* [Task directions] Reproduce the entries shown below only from the line with "Recreate this image" down to the line with "1), (2, 0), (2, 1)])", keeping both end lines and copying each one exactly.

* [Materials provided]
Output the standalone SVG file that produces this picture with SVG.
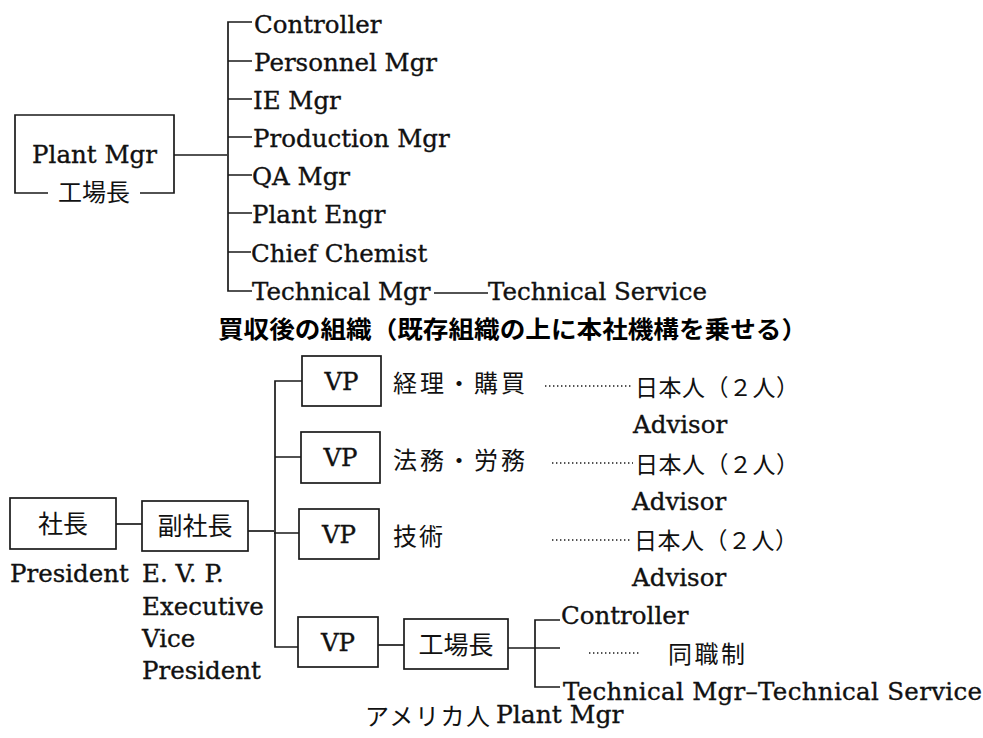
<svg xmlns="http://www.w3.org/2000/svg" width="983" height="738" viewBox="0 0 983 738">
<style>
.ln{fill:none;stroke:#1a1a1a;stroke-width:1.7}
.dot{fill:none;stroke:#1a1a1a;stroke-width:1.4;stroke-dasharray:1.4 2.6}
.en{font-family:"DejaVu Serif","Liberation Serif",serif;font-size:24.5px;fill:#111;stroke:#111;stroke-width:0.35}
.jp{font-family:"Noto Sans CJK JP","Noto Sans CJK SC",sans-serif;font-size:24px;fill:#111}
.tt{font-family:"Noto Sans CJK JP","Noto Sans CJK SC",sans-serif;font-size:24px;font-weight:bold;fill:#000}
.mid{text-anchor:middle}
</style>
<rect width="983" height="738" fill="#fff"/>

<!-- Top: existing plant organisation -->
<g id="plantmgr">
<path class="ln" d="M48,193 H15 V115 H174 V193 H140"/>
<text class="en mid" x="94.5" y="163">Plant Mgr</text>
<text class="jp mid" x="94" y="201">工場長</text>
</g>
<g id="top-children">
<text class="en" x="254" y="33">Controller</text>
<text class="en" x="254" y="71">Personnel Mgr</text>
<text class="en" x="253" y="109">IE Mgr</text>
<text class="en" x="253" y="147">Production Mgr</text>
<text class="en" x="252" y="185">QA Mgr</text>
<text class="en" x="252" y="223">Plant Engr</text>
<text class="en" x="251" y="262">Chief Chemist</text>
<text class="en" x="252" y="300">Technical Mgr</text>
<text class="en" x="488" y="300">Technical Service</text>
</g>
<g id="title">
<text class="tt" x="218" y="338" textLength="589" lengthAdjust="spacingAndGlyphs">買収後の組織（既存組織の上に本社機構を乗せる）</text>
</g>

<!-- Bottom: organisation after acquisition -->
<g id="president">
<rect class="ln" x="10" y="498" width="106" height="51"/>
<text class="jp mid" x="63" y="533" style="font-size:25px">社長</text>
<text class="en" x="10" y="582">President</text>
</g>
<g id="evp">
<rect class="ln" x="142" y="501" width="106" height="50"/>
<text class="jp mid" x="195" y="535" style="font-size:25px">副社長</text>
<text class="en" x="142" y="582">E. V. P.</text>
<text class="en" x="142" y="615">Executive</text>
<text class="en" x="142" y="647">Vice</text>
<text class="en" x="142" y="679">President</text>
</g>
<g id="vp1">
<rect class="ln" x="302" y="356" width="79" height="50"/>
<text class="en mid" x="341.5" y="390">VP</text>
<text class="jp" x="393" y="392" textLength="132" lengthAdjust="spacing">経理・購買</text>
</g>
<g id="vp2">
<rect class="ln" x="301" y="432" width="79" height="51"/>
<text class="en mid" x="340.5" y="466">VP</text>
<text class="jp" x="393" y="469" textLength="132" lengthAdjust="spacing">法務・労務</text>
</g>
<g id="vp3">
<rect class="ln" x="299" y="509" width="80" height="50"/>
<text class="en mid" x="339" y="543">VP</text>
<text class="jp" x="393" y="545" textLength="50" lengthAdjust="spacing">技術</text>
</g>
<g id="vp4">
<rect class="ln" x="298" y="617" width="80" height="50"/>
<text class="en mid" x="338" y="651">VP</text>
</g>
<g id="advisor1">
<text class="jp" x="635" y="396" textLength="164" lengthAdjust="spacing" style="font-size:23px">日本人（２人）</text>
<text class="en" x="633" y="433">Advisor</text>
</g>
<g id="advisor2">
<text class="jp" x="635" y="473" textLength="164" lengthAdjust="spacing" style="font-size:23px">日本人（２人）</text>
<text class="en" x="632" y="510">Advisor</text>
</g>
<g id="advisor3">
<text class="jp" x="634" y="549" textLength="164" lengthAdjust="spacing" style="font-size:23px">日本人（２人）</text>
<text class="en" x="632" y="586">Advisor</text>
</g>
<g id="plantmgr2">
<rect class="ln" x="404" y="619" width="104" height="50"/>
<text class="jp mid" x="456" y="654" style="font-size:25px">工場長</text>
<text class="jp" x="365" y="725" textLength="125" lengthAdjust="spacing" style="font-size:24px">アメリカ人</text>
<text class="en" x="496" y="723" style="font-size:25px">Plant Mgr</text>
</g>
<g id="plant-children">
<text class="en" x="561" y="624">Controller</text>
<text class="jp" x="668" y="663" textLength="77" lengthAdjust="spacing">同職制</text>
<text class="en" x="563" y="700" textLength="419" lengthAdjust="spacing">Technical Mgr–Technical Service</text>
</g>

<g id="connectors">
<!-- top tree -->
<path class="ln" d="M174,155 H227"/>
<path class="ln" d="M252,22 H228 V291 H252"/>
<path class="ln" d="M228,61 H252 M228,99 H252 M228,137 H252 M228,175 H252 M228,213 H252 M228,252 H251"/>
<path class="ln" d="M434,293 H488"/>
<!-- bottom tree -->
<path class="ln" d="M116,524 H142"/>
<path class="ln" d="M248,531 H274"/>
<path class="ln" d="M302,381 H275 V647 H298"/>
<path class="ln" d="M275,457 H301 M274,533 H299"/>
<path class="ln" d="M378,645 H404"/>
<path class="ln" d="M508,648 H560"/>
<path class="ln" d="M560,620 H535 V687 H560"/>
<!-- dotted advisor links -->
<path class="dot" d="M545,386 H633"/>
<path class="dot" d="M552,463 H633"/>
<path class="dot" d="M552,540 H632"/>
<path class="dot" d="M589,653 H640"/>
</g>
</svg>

...

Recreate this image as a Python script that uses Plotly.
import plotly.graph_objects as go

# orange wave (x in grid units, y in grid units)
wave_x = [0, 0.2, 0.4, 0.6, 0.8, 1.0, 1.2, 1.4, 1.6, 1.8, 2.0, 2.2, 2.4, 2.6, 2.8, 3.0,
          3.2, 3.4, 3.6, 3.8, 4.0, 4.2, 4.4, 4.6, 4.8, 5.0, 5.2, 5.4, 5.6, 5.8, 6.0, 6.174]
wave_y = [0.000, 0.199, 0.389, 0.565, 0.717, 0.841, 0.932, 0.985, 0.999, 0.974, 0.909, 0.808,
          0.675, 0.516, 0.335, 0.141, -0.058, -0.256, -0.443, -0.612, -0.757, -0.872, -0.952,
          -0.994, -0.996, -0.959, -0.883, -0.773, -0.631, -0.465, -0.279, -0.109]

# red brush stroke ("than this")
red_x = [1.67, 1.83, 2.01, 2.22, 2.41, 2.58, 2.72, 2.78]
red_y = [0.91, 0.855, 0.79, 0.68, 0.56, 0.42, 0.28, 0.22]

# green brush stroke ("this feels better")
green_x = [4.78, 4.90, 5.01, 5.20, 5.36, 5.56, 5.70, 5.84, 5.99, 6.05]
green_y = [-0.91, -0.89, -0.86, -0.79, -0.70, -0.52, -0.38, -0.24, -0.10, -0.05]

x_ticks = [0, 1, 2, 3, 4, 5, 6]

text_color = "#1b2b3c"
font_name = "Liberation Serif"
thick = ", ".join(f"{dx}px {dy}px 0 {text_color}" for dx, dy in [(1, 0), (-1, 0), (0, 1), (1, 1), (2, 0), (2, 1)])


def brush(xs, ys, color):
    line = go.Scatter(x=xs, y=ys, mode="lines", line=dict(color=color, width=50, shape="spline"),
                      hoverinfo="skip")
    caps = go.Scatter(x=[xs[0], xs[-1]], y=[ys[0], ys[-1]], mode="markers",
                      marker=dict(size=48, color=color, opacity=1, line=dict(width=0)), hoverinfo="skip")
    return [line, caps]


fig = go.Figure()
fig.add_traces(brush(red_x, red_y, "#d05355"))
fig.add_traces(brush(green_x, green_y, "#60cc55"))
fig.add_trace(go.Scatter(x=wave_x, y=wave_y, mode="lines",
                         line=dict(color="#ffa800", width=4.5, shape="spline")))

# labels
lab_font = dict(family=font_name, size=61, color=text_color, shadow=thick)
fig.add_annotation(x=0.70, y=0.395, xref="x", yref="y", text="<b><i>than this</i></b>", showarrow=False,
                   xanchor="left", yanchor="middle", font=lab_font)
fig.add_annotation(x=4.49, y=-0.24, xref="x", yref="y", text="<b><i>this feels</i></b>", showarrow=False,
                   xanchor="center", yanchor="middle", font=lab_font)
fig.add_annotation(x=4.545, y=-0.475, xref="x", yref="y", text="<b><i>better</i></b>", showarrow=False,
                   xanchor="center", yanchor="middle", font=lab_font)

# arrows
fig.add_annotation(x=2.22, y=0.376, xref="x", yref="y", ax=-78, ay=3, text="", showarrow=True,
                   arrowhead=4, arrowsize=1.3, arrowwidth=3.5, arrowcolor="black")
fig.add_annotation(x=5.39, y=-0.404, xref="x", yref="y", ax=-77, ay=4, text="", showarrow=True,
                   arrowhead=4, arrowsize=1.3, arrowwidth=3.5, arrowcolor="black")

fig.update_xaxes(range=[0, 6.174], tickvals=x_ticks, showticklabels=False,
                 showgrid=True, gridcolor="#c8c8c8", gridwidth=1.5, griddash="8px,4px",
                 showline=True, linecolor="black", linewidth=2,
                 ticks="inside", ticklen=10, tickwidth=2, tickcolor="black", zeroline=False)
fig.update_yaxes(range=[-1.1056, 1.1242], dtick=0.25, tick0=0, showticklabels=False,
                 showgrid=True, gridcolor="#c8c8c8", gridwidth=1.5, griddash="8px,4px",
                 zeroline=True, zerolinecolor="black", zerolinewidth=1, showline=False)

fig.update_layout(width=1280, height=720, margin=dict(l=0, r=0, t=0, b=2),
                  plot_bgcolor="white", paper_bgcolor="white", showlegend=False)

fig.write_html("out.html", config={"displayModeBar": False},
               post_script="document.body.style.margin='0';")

* [Written response]
Recreate this image as a Python script that uses Plotly.
import plotly.graph_objects as go

# orange wave (x in grid units, y in grid units)
wave_x = [0, 0.2, 0.4, 0.6, 0.8, 1.0, 1.2, 1.4, 1.6, 1.8, 2.0, 2.2, 2.4, 2.6, 2.8, 3.0,
          3.2, 3.4, 3.6, 3.8, 4.0, 4.2, 4.4, 4.6, 4.8, 5.0, 5.2, 5.4, 5.6, 5.8, 6.0, 6.174]
wave_y = [0.000, 0.199, 0.389, 0.565, 0.717, 0.841, 0.932, 0.985, 0.999, 0.974, 0.909, 0.808,
          0.675, 0.516, 0.335, 0.141, -0.058, -0.256, -0.443, -0.612, -0.757, -0.872, -0.952,
          -0.994, -0.996, -0.959, -0.883, -0.773, -0.631, -0.465, -0.279, -0.109]

# red brush stroke ("than this")
red_x = [1.67, 1.83, 2.01, 2.22, 2.41, 2.58, 2.72, 2.78]
red_y = [0.91, 0.855, 0.79, 0.68, 0.56, 0.42, 0.28, 0.22]

# green brush stroke ("this feels better")
green_x = [4.78, 4.90, 5.01, 5.20, 5.36, 5.56, 5.70, 5.84, 5.99, 6.05]
green_y = [-0.91, -0.89, -0.86, -0.79, -0.70, -0.52, -0.38, -0.24, -0.10, -0.05]

x_ticks = [0, 1, 2, 3, 4, 5, 6]

text_color = "#1b2b3c"
font_name = "Liberation Serif"
thick = ", ".join(f"{dx}px {dy}px 0 {text_color}" for dx, dy in [(1, 0), (-1, 0), (0, 1), (1, 1), (2, 0), (2, 1)])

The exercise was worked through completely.